Milestones, Nov. 27, 1944

2 minute read
TIME

Born. To Colonel Cornelius Vanderbilt (“Sonny”) Whitney, 45, well-fixed U.S. Army Air Forces Plans Division officer; and his third wife, Eleanor Searle Whitney; 35, oratorio singer: their (and her) first child, his fourth, a son; in Manhattan. Name Cornelius Searle. Weight: 7½ Ibs.

Married. Margaret Culkin Banning, 53, cozy, women’s magazine serialist; and LeRoy Salsich, 64, Duluth, Minn., iron mine executive; both for the second time; in Manhattan.

Died. Boake Carter, 46, baleful-voiced, tendentious radioracle; of a heart attack; in Hollywood. Born in Baku, Russia (his parents were a British consular couple). Carter got his radio start in 1930 by covering a local rugby match (no other Philadelphia newsman understood the game). Listeners either loved or loathed his clipped, British-toned accent, his “cheerio” signature, his hyped-up, opinionated presentation of the news.

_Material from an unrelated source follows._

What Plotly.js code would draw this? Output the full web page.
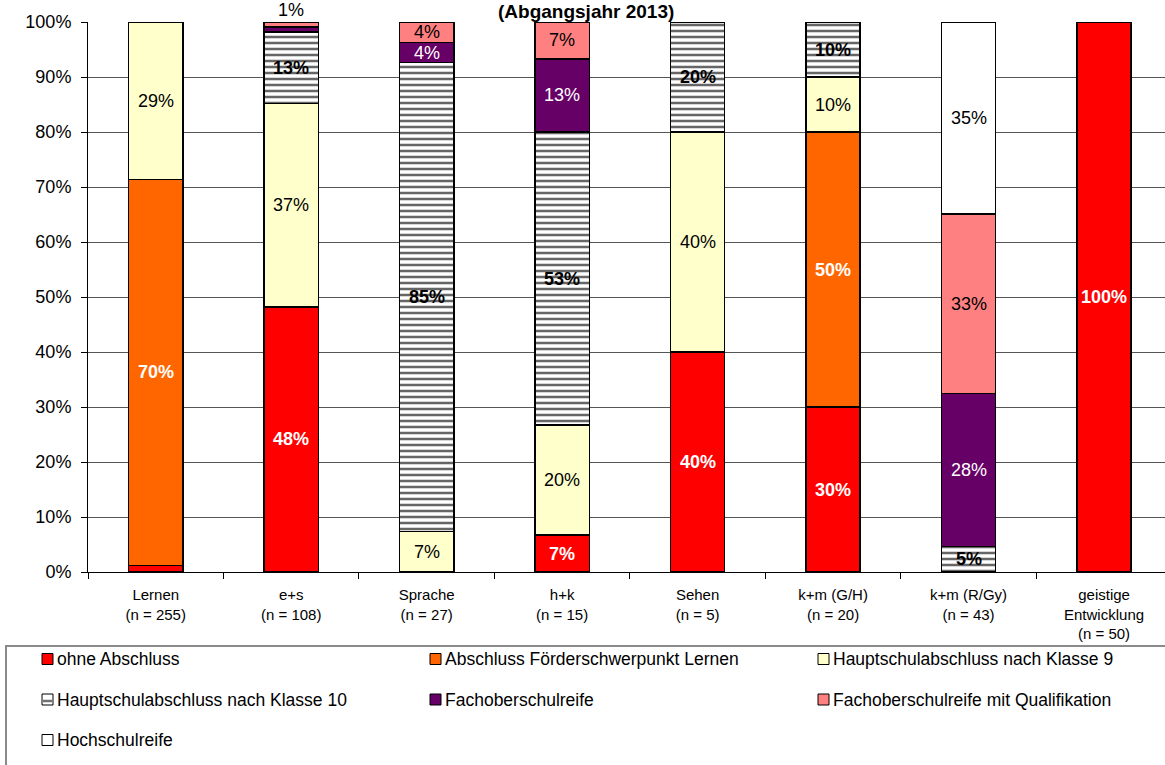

Died. Ambrose R. Clark, 64, correct, impeccable dean of ushers at Manhattan’s Riverside Church, creator of the traditional ushers’ uniform (cutaway, striped trousers, scarf and boutonniere) ; of a heart attack; in Fayetteville, N.Y.

Died. Smith Wildman Brookhart, 75, chunky, teetotaling, tobacco-shunning, onetime Republican Senator from Iowa, Farm Bloc regular, Soldier Bonus plugger, expert rifleman and early advocate of recognizing Russia; in Prescott, Arizona.

Died. Ellison DuRant (“Cotton Ed”) Smith, 80, walrus-mustached, unreconstructed Democratic Senator from South Carolina for 35 years (longest consecutive Senatorial term in U.S. history); of coronary thrombosis; in Lynchburg, S.C. Perched on cotton bales in a mule-drawn wagon, Cotton Ed galumphed through South Carolina, roaring his belief that in his God-blessed state a family could have security on 50¢ a day. A pain in the New Deal’s side, he championed “white supremacy,” the poll tax, states’ rights. Last July, roundly trounced in the Democratic primaries by Governor Olin Johnston, he returned to his dirt farm to look after his pigs.

Died. The Reverend Dr. Endicott Peabody, 87, founder (in 1884) and head master emeritus of Groton School; in Groton, Mass. A robust legend to generations of schoolboys, Dr. Peabody retired as headmaster in 1940, was recently the subject of a biography, Peabody of Groton (TIME, Oct. 30). Last week, he taught a usual morning class in sacred theology, lunched, undertook to drive the wife of a former master to the railroad station. On the way, he stopped his car by the road and died.